Sardar enters the kitchen, opens the Sugar Box, looks inside and closes it. He does it again and again. Why? Because the doctor told him to check the Sugar Level regularly.
*Sardars and Scooter*
Three Sardars were riding on a Scooter. Traffic policeman showed them his hand.
One of the Sardars told him: We are already three, sorry, there is no space to give you a lift.
*Lion and Sardars*
Two Sardars were in a forest, when a lion came roaring towards them. One of them throws sand into its eyes and runs. Second one stays unmoved. When asked by the first Sardar why he is not running, he says: "Why should I be running? It is you who has thrown the sand."

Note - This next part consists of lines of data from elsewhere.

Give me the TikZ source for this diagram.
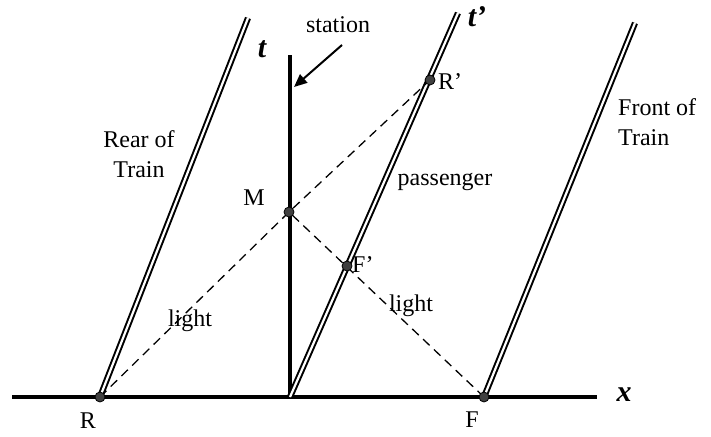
\documentclass[tikz,border=0pt]{standalone}
\usepackage{fontspec}
\setmainfont{Liberation Serif}
\usetikzlibrary{arrows.meta}
\begin{document}
\begin{tikzpicture}[x=1pt,y=-1pt,
  axis/.style={line width=3.6pt},
  world/.style={line width=2pt,double=white,double distance=2.2pt},
  light/.style={line width=1.3pt,dash pattern=on 9pt off 6pt},
  dot/.style={circle,fill=black!75,draw=black,line width=0.8pt,inner sep=0pt,minimum size=10pt},
  lbl/.style={font=\fontsize{24}{30}\selectfont,inner sep=0pt,align=center},
  axlbl/.style={font=\fontsize{30}{32}\selectfont\bfseries\itshape,inner sep=0pt}]
\useasboundingbox (0,0) rectangle (711,436);
% coordinates
\coordinate (xl) at (12,397);
\coordinate (xr) at (597,397);
\coordinate (tb) at (290,397);
\coordinate (tt) at (290,55);
\coordinate (Rtop) at (248,18);
\coordinate (Ptop) at (458,13);
\coordinate (Ftop) at (635,23);
\coordinate (sa) at (342,45);
\coordinate (sb) at (294,87);
% axes
\draw[axis] (xl) -- (xr);
\draw[axis] (tb) -- (tt);
% points
\node[dot,draw=none,fill=none] (R) at (100,397) {};
\node[dot,draw=none,fill=none] (F) at (484,397) {};
\node[dot,draw=none,fill=none] (M) at (289,212) {};
\node[dot,draw=none,fill=none] (Rp) at (430,80) {};
\node[dot,draw=none,fill=none] (Fp) at (347,266) {};
% world lines
\draw[world] (R.center) -- (Rtop);
\draw[world] (tb) -- (Ptop);
\draw[world] (F.center) -- (Ftop);
% light rays
\draw[light] (R.center) -- (M.center) -- (Rp.center);
\draw[light] (F.center) -- (M.center);
% dots
\foreach \n in {R,F,M,Rp,Fp} \node[dot] at (\n) {};
% station arrow
\draw[line width=2pt,-{Triangle[length=13pt,width=11pt]}] (sa) -- (sb);
% labels
\node[lbl] (station) at (338,25) {station};
\node[axlbl] (tlab) at (262,49) {t};
\node[axlbl] (tplab) at (477,17) {t’};
\node[axlbl] (xlab) at (624,395) {x};
\node[lbl] (Rlab) at (88,421) {R};
\node[lbl] (Flab) at (472,420) {F};
\node[lbl] (Mlab) at (254,198) {M};
\node[lbl,anchor=west] (Rplab) at (438,82) {R’};
\node[lbl,anchor=west] (Fplab) at (352,265) {F’};
\node[lbl] (rear) at (139,154) {Rear of\\Train};
\node[lbl,anchor=west,align=left] (front) at (618,122) {Front of\\Train};
\node[lbl] (pass) at (445,182) {passenger};
\node[lbl] (l1) at (190,321) {light};
\node[lbl] (l2) at (411,306) {light};
\end{tikzpicture}
\end{document}
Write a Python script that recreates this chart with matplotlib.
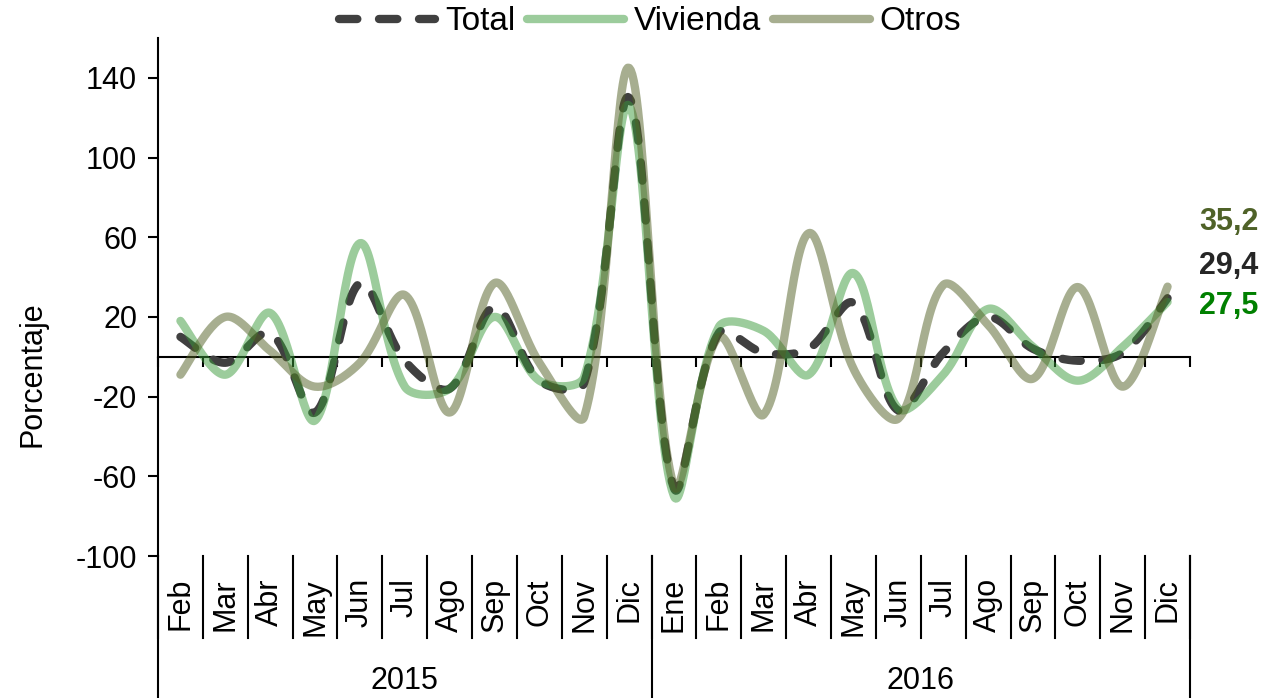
import numpy as np
import matplotlib
matplotlib.use("Agg")
import matplotlib.pyplot as plt
from matplotlib.lines import Line2D
import matplotlib.transforms as mtrans

plt.rcParams['font.family'] = ['Liberation Sans', 'DejaVu Sans']

months = ["Feb", "Mar", "Abr", "May", "Jun", "Jul", "Ago", "Sep", "Oct", "Nov", "Dic",
          "Ene", "Feb", "Mar", "Abr", "May", "Jun", "Jul", "Ago", "Sep", "Oct", "Nov", "Dic"]
years = ["2015", "2016"]
year_counts = [11, 12]

total = [10, -3, 12, -28, 37, -2, -16, 25, -12, -13, 130,
         -66, 12, 2, 4, 27, -27, 2, 20, 4, -2, 2, 29.4]
vivienda = [18, -9, 22, -32, 57, -15, -16, 20, -12, -10, 126,
            -70, 15, 13, -9, 42, -26, -9, 24, 5, -12, 5, 27.5]
otros = [-9, 20, 3, -15, -3, 31, -28, 37, -3, -30, 145,
         -65, 10, -29, 62, -6, -31, 36, 16, -11, 35, -15, 35.2]

end_labels = ["35,2", "29,4", "27,5"]
yticks = [-100, -60, -20, 20, 60, 100, 140]

W, H = 1268, 698
AX_L, AX_R, AX_T, AX_B = 158, 1190, 38, 556
YMIN, YMAX = -100, 160


def smooth(y, n=30):
    """Excel-style smoothed line: cubic Bezier segments whose control points
    are scaled by the neighbouring chord lengths (computed in screen space)."""
    y = np.asarray(y, float)
    m = len(y)
    sx = (AX_R - AX_L) / m
    sy = (AX_B - AX_T) / (YMAX - YMIN)
    P = np.column_stack([np.arange(m) * sx, y * sy])
    cin = np.zeros_like(P)
    cout = np.zeros_like(P)
    for i in range(m):
        a = P[max(i - 1, 0)]
        b = P[min(i + 1, m - 1)]
        T = b - a
        d1 = np.hypot(*(P[i] - a))
        d2 = np.hypot(*(b - P[i]))
        if i == 0 or i == m - 1:
            cin[i] = P[i] - T / 6
            cout[i] = P[i] + T / 6
        else:
            s = d1 + d2
            cin[i] = P[i] - T * (1 / 3) * d1 / s
            cout[i] = P[i] + T * (1 / 3) * d2 / s
    t = np.linspace(0, 1, n, endpoint=False)[:, None]
    pts = []
    for i in range(m - 1):
        p0, p1, p2, p3 = P[i], cout[i], cin[i + 1], P[i + 1]
        pts.append((1 - t) ** 3 * p0 + 3 * (1 - t) ** 2 * t * p1 + 3 * (1 - t) * t ** 2 * p2 + t ** 3 * p3)
    pts.append(P[-1][None, :])
    pts = np.vstack(pts)
    return pts[:, 0] / sx, pts[:, 1] / sy


fig = plt.figure(figsize=(W / 100, H / 100), dpi=100)
ax = fig.add_axes([AX_L / W, 1 - AX_B / H, (AX_R - AX_L) / W, (AX_B - AX_T) / H])

n = len(months)
ax.set_xlim(-0.5, n - 0.5)
ax.set_ylim(YMIN, YMAX)

c_total = '#404040'
c_viv = '#3a9a3a'
c_otr = '#515f23'

lw = 6
DASH = (2.2, 2.6)
xs, ys = smooth(total)
lt, = ax.plot(xs, ys, color=c_total, lw=lw, dash_capstyle='round', solid_capstyle='round', zorder=3)
lt.set_dashes(DASH)
xs, ys = smooth(vivienda)
ax.plot(xs, ys, color=c_viv, lw=lw, alpha=0.5, solid_capstyle='round', zorder=4)
xs, ys = smooth(otros)
ax.plot(xs, ys, color=c_otr, lw=lw, alpha=0.5, solid_capstyle='round', zorder=4)

FS = 22
for s in ['top', 'right']:
    ax.spines[s].set_visible(False)
ax.spines['bottom'].set_position(('data', 0))
ax.spines['bottom'].set_linewidth(1.5)
ax.spines['left'].set_linewidth(1.5)
ax.spines['bottom'].set_zorder(2)
ax.set_xticks(np.arange(n + 1) - 0.5)
ax.set_xticklabels([])
ax.tick_params(axis='x', direction='out', length=7, width=1.5)
ax.set_yticks(yticks)
ax.set_yticklabels([str(v) for v in yticks], fontsize=FS)
ax.tick_params(axis='y', direction='out', length=7, width=1.5, pad=8)
ax.set_ylabel("Porcentaje", fontsize=FS)
ax.yaxis.set_label_coords(-(AX_L - 47) / (AX_R - AX_L), (AX_B - 374) / (AX_B - AX_T))

tr = mtrans.blended_transform_factory(ax.transData, ax.transAxes)
ah = AX_B - AX_T
for i, mth in enumerate(months):
    ax.text(i, -(578 - AX_B) / ah, mth, rotation=90, ha='center', va='top',
            fontsize=FS, transform=tr, clip_on=False)
for b in np.arange(n + 1) - 0.5:
    ax.add_line(Line2D([b, b], [0, -(638 - AX_B) / ah], transform=tr, color='black',
                       lw=1.5, clip_on=False))
bounds = [-0.5]
for cnt in year_counts:
    bounds.append(bounds[-1] + cnt)
for b in bounds:
    ax.add_line(Line2D([b, b], [0, -(700 - AX_B) / ah], transform=tr, color='black',
                       lw=1.5, clip_on=False))
for k, yr in enumerate(years):
    ax.text((bounds[k] + bounds[k + 1]) / 2, -(681 - AX_B) / ah, yr, ha='center', va='center',
            fontsize=FS, transform=tr, clip_on=False)

lab_colors = ['#4f6228', '#262626', '#008000']
lab_y = [222, 266, 306]
for t, c, yy in zip(end_labels, lab_colors, lab_y):
    fig.text(1199 / W, 1 - yy / H, t, color=c, fontsize=FS, fontweight='bold',
             ha='left', va='center')

h1 = Line2D([], [], color=c_total, lw=lw, dash_capstyle='round')
h1.set_dashes(DASH)
h2 = Line2D([], [], color=c_viv, lw=lw, alpha=0.5, solid_capstyle='round')
h3 = Line2D([], [], color=c_otr, lw=lw, alpha=0.5, solid_capstyle='round')
fig.legend([h1, h2, h3], ["Total", "Vivienda", "Otros"], loc='center',
           bbox_to_anchor=(650 / W, 1 - 22 / H), ncol=3, frameon=False, fontsize=24,
           handlelength=2.9, handletextpad=0.3, columnspacing=0.35, borderpad=0)

fig.savefig("out.png", dpi=100)
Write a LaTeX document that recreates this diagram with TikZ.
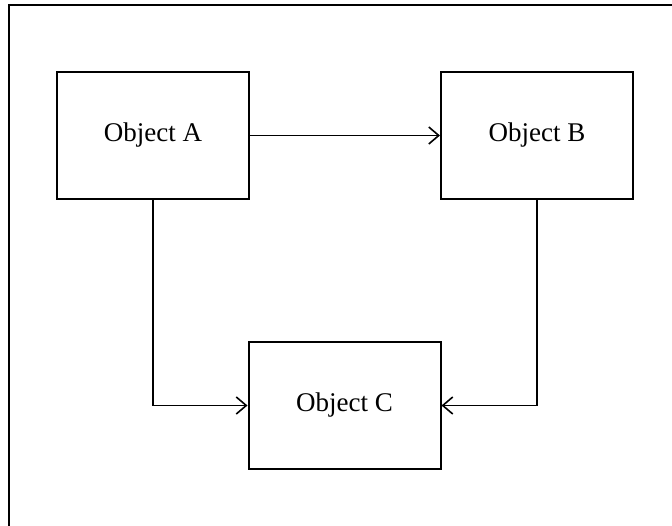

Bank manager asks Sardar in an interview: "What is a Cyclone?"
Sardar: "It is the loan given to purchase a cycle."
A Sardar brought some tablets and started cutting the edges. Do you know why?
He wanted to avoid the Side Effects!!
A famous Sardar's declaration to the media: "I will never marry in my
life. And I will advise the same to my children too."
Teacher: Oxygen is very essential to life. It was discovered in 1773.
Sardar: Thank God I was born after 1773. Had I been born earlier, I would have died.
Interviewer: What is a skeleton?
Sardar: Sir, a skeleton is a person who started dieting, but forgot to stop!!!!